Return the material exactly, first line through the line containing "import plotly.graph_objects as go", and nothing more. Pictures stay out.

[Start of INFORMATION PROVIDED]

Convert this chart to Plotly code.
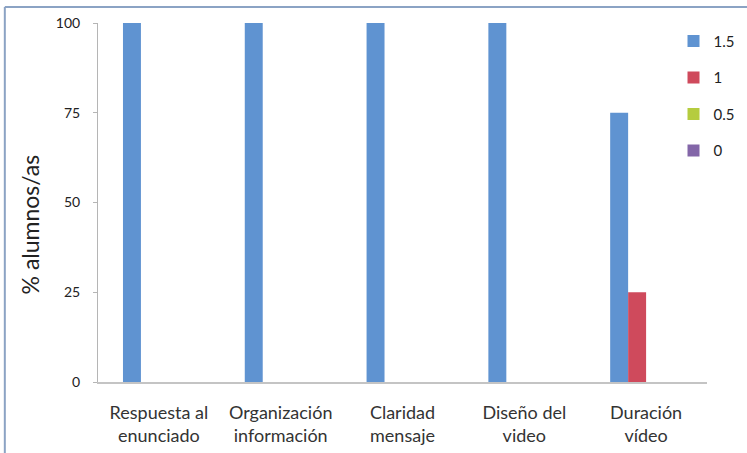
import plotly.graph_objects as go

categories = ["Respuesta al<br>enunciado", "Organización<br>información", "Claridad<br>mensaje",
              "Diseño del<br>video", "Duración<br>vídeo"]
series_names = ["1.5", "1", "0.5", "0"]
v_15 = [100, 100, 100, 100, 75]
v_1 = [0, 0, 0, 0, 25]
v_05 = [0, 0, 0, 0, 0]
v_0 = [0, 0, 0, 0, 0]
y_ticks = [0, 25, 50, 75, 100]

colors = ["#5f93d1", "#cf4a5c", "#b5cc3f", "#8366a8"]
values = [v_15, v_1, v_05, v_0]

fig = go.Figure()
for i, (name, vals, col) in enumerate(zip(series_names, values, colors)):
    fig.add_trace(go.Bar(x=categories, y=vals, name=name, legendgroup=name,
                         marker=dict(color=col, line=dict(width=0))))

FONT = "Lato"
fig.update_layout(
    width=747, height=453,
    margin=dict(l=98, r=40, t=23, b=71, autoexpand=False),
    paper_bgcolor="white", plot_bgcolor="white",
    barmode="group", bargap=0.41, bargroupgap=0,
    font=dict(family=FONT, color="#222222"),
    showlegend=True,
    legend=dict(x=0.945, xanchor="left", y=0.995, yanchor="top",
                font=dict(size=15, family=FONT, color="#222222"),
                tracegroupgap=14, itemwidth=30, bgcolor="rgba(0,0,0,0)"),
    shapes=[
        dict(type="line", xref="paper", yref="paper", x0=-0.153, x1=1.2, y0=1.0446, y1=1.0446,
             line=dict(color="#8ba3c4", width=2)),
        dict(type="line", xref="paper", yref="paper", x0=-0.153, x1=-0.153, y0=1.0446, y1=-0.3,
             line=dict(color="#8ba3c4", width=2)),
    ],
    annotations=[
        dict(text="% alumnos/as", textangle=-90, xref="paper", yref="paper",
             x=-0.111, y=0.44, xanchor="center", yanchor="middle", showarrow=False,
             font=dict(size=23, family=FONT, color="#222222")),
    ],
)
fig.update_xaxes(showline=True, linecolor="#c4c4c4", linewidth=2, ticks="",
                 showgrid=False, tickfont=dict(size=18, family=FONT, color="#333333"),
                 ticklabelstandoff=13)
fig.update_yaxes(range=[0, 100], tickvals=y_ticks, showline=True, linecolor="#b5b5b5", linewidth=1,
                 ticks="outside", ticklen=4, tickcolor="#b5b5b5", showgrid=False, zeroline=False,
                 tickfont=dict(size=14, family=FONT, color="#222222"), ticklabelstandoff=10)

fig.write_html("out.html")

[End of INFORMATION PROVIDED]

◆ REPLY TO THE EXERCISE
Convert this chart to Plotly code.
import plotly.graph_objects as go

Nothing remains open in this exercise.